Como em todas as bolhas, quem sai antes do estouro evita perdas, mas deixa de ganhar dinheiro. Por isso, a tentação dos investidores é grande em continuar, explica Otaviano Canuto, ex-vice-presidente do Banco Mundial e membro sênior do Policy Center for the New South. Segundo ele, o ponto em aberto é se as empresas conseguirão transformar investimentos bilionários em rendimento que justifique o grau de valorização dos ativos:
— O lucro das empresas de data centers não vem da infraestrutura em si, mas dos serviços que ela viabiliza, e a tradução em retorno financeiro ainda não está clara.
Embora ele veja alguns paralelos com a bolha das “pontocom” nos anos 1990, como a euforia, Canuto observa que o contexto atual tem diferenças. O “grosso” dos investimentos não está sendo feito com dívida, e sim via mercado acionário.
Ele alerta, contudo, que se houver uma correção nos ativos, o efeito sobre a riqueza nos EUA, inclusive com reflexos em outras economias, pode ser significativo, devendo afetar o consumo dos investidores de maior patrimônio. Por ora, porém, a valorização das empresas continua, o que indica que tem mais gente apostando na alta.
Uma teia de laços comerciais no setor
Nvidia
Avaliada em US$ 4,7 trilhões, é o epicentro do ecossistema de IA, fornecendo chips essenciais para treinar modelos de IA.
Oracle, Microsoft, OpenAI e xAI (de Elon Musk) gastam bilhões em chips da Nvidia.
A Nvidia, por sua vez, acertou investimento de até US$ 100 bilhões na OpenAI.
OpenAI
Outro polo central em inteligência artificial, ligada tanto a provedores de hardware quanto a empresas de software e nuvem.
Seu principal parceiro e investidor é a Microsoft, avaliada em US$ 3,9 trilhões, provendo infraestrutura de nuvem.

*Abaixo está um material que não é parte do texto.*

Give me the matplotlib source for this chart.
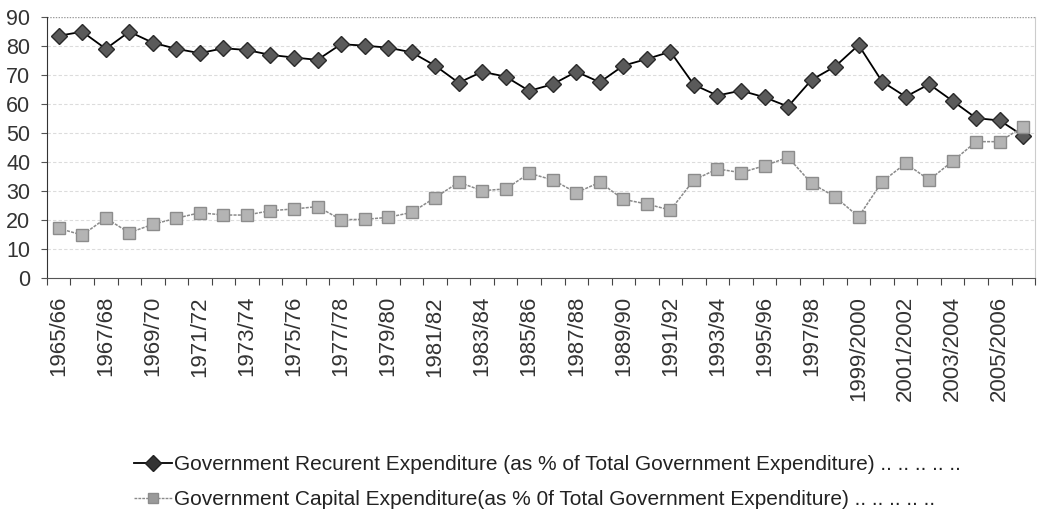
import matplotlib.pyplot as plt
from matplotlib.lines import Line2D

years = ["1965/66", "1966/67", "1967/68", "1968/69", "1969/70", "1970/71", "1971/72",
         "1972/73", "1973/74", "1974/75", "1975/76", "1976/77", "1977/78", "1978/79",
         "1979/80", "1980/81", "1981/82", "1982/83", "1983/84", "1984/85", "1985/86",
         "1986/87", "1987/88", "1988/89", "1989/90", "1990/91", "1991/92", "1992/93",
         "1993/94", "1994/95", "1995/96", "1996/97", "1997/98", "1998/99", "1999/2000",
         "2000/2001", "2001/2002", "2002/2003", "2003/2004", "2004/2005", "2005/2006",
         "2006/2007"]

recurrent = [83.5, 84.9, 79.0, 84.9, 81.1, 79.0, 77.5, 79.2, 78.6, 76.9, 76.0, 75.2,
             80.6, 80.1, 79.4, 77.8, 73.2, 67.3, 71.1, 69.4, 64.5, 66.8, 71.1, 67.5,
             73.2, 75.5, 78.0, 66.6, 62.9, 64.6, 62.3, 59.1, 68.3, 72.9, 80.3, 67.7,
             62.5, 66.8, 61.0, 55.1, 54.3, 49.0]

capital = [17.1, 14.8, 20.6, 15.6, 18.5, 20.6, 22.5, 21.7, 21.7, 23.2, 23.8, 24.6,
           20.1, 20.2, 20.9, 22.6, 27.7, 33.0, 30.1, 30.7, 36.1, 33.8, 29.4, 33.0,
           27.1, 25.5, 23.4, 33.8, 37.6, 36.3, 38.7, 41.6, 32.6, 28.0, 21.1, 33.2,
           39.5, 33.8, 40.3, 47.0, 47.0, 52.2]

plt.rcParams['font.family'] = ['Liberation Sans', 'DejaVu Sans']

fig = plt.figure(figsize=(10.39, 5.19), dpi=100)
ax = fig.add_axes([0.0452, 0.4644, 0.951, 0.503])

x = list(range(len(years)))

ax.plot(x, recurrent, color='black', lw=1.3, marker='D', markersize=8.5,
        markerfacecolor='#5a5a5a', markeredgecolor='#2a2a2a', markeredgewidth=1)
ax.plot(x, capital, color='#8a8a8a', lw=1.1, ls=(0, (2, 0.8)), marker='s', markersize=8.5,
        markerfacecolor='#b4b4b4', markeredgecolor='#8c8c8c', markeredgewidth=1)

ax.set_xlim(-0.5, len(years) - 0.5)
ax.set_ylim(0, 90)
ax.set_yticks(range(0, 91, 10))
ax.tick_params(axis='y', labelsize=15.5, length=4, width=0.8, color='#555555', pad=8,
               labelcolor='#333333')

# category labels every second year, ticks on the category boundaries
ax.set_xticks(x[::2])
ax.set_xticklabels(years[::2], rotation=90, fontsize=16, color='#333333')
ax.set_xticks([i - 0.5 for i in range(len(years) + 1)], minor=True)
ax.tick_params(axis='x', which='major', length=0, pad=13)
ax.tick_params(axis='x', which='minor', length=5, width=0.8, color='#444444')

for v in range(10, 90, 10):
    ax.axhline(v, color='#dcdcdc', lw=0.8, ls=(0, (3, 2)), zorder=0)
ax.axhline(90, color='#9a9a9a', lw=1, ls=(0, (1, 1)), zorder=0)

ax.spines['top'].set_visible(False)
ax.spines['right'].set_color('#cccccc')
ax.spines['right'].set_linestyle((0, (1, 1)))
ax.spines['left'].set_color('#333333')
ax.spines['bottom'].set_color('#555555')

handles = [
    Line2D([], [], color='black', lw=1.3, marker='D', markersize=8,
           markerfacecolor='#333333', markeredgecolor='#222222'),
    Line2D([], [], color='#8a8a8a', lw=1.0, ls=(0, (2, 0.8)), marker='s', markersize=7,
           markerfacecolor='#9a9a9a', markeredgecolor='#8c8c8c'),
]
labels = [
    "Government Recurent Expenditure (as % of Total Government Expenditure) .. .. .. .. ..",
    "Government Capital Expenditure(as % 0f Total Government Expenditure) .. .. .. .. ..",
]
fig.legend(handles, labels, loc='upper left', bbox_to_anchor=(0.121, 0.139),
           frameon=False, handlelength=1.8, handletextpad=0.1,
           labelspacing=0.75, borderaxespad=0, labelcolor='#222222',
           prop={'family': ['Liberation Sans', 'DejaVu Sans'], 'size': 15})

fig.savefig('out.png', dpi=100)
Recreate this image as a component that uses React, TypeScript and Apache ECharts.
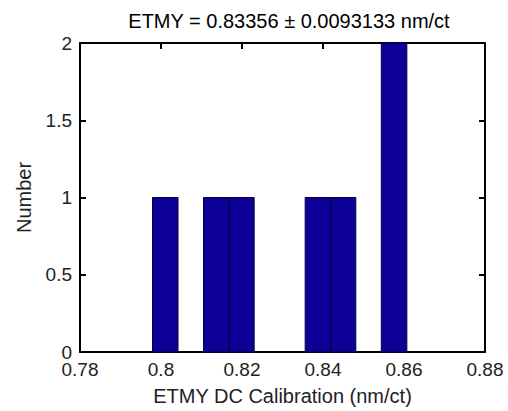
import React, { useEffect, useRef } from "react";
import * as echarts from "echarts";

const titleText = "ETMY = 0.83356 \u00b1 0.0093133 nm/ct";
const xName = "ETMY DC Calibration (nm/ct)";
const yName = "Number";
const binEdges = [0.7979, 0.8042, 0.8105, 0.8168, 0.823, 0.8293, 0.8356, 0.8419, 0.8481, 0.8544, 0.8607];
const counts = [1, 0, 1, 1, 0, 0, 1, 1, 0, 2];
const xTicks = [0.78, 0.8, 0.82, 0.84, 0.86, 0.88];
const yTicks = [0, 0.5, 1, 1.5, 2];

const FONT = "'Liberation Sans', Arial, Helvetica, sans-serif";

export default function App() {
  const ref = useRef<HTMLDivElement>(null);
  useEffect(() => {
    if (!ref.current) return;
    const chart = echarts.init(ref.current, null, { renderer: "svg" });
    const data = counts
      .map((c, i) => [binEdges[i], binEdges[i + 1], c])
      .filter((d) => d[2] > 0);
    const fmt = (v: number) => String(parseFloat(v.toFixed(2)));
    const axisLine = { show: true, onZero: false, lineStyle: { color: "#000", width: 2 } };
    const axisTick = { show: true, inside: true, length: 6, lineStyle: { color: "#000", width: 2 } };
    const labelStyle = { color: "#222", fontSize: 19, fontFamily: FONT };
    chart.setOption({
      animation: false,
      backgroundColor: "#fff",
      title: {
        text: titleText,
        left: 284,
        textAlign: "center",
        top: 6,
        textStyle: { color: "#000", fontSize: 20, fontWeight: "normal", fontFamily: FONT },
      },
      grid: { left: 80, right: 23, top: 43, bottom: 57, containLabel: false },
      xAxis: [
        {
          type: "value",
          min: xTicks[0],
          max: xTicks[xTicks.length - 1],
          interval: 0.02,
          position: "bottom",
          axisLine,
          axisTick,
          splitLine: { show: false },
          axisLabel: { ...labelStyle, margin: 8, formatter: fmt },
          name: xName,
          nameLocation: "middle",
          nameGap: 34,
          nameTextStyle: { color: "#222", fontSize: 20, fontFamily: FONT },
        },
        {
          type: "value",
          min: xTicks[0],
          max: xTicks[xTicks.length - 1],
          interval: 0.02,
          position: "top",
          axisLine,
          axisTick,
          splitLine: { show: false },
          axisLabel: { show: false },
        },
      ],
      yAxis: [
        {
          type: "value",
          min: yTicks[0],
          max: yTicks[yTicks.length - 1],
          interval: 0.5,
          position: "left",
          axisLine,
          axisTick,
          splitLine: { show: false },
          axisLabel: { ...labelStyle, margin: 8, formatter: (v: number) => String(v) },
          name: yName,
          nameLocation: "middle",
          nameGap: 46,
          nameTextStyle: { color: "#222", fontSize: 20, fontFamily: FONT },
        },
        {
          type: "value",
          min: yTicks[0],
          max: yTicks[yTicks.length - 1],
          interval: 0.5,
          position: "right",
          axisLine,
          axisTick,
          splitLine: { show: false },
          axisLabel: { show: false },
        },
      ],
      series: [
        {
          type: "custom",
          xAxisIndex: 0,
          yAxisIndex: 0,
          data,
          encode: { x: [0, 1], y: 2 },
          renderItem: (params: any, api: any) => {
            const p1 = api.coord([api.value(0), api.value(2)]);
            const p2 = api.coord([api.value(1), 0]);
            return {
              type: "rect",
              shape: { x: p1[0], y: p1[1], width: p2[0] - p1[0], height: p2[1] - p1[1] },
              style: { fill: "#0c0096", stroke: "#000040", lineWidth: 1 },
            };
          },
          z: 1,
        },
      ],
    });
    return () => chart.dispose();
  }, []);
  return (
    <div
      ref={ref}
      style={{ position: "fixed", left: 0, top: 0, width: 508, height: 411, background: "#fff" }}
    />
  );
}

A Oracle firmou um acordo de US$ 300 bilhões em serviços de nuvem com a OpenAI.
A AMD fornecerá 6 gigawatts de GPUs (unidades de processamento gráfico), e a OpenAI terá opção de comprar até 160 milhões de ações da AMD.
Também conecta startups de IA como Mistral, Figure AI, Harvey AI, Ambience Healthcare e Anysphere, que se beneficiam indiretamente dessa infraestrutura.
Oracle
Uma das maiores parceiras de infraestrutura da OpenAI.
A OpenAI firmou contrato de US$ 300 bilhões com a Oracle para fornecimento de serviços de nuvem.
E a Oracle gasta dezenas de bilhões em chips da Nvidia.
AMD
Principal rival da Nvidia no fornecimento de GPUs.
A empresa firmou um acordo com a OpenAI para fornecer 6 gigawatts em capacidade de GPUs, além de dar à OpenAI a opção de comprar até 160 milhões de ações da AMD.
CoreWeave
Startup de serviços de computação em nuvem especializados em IA, baseada em GPUs da Nvidia.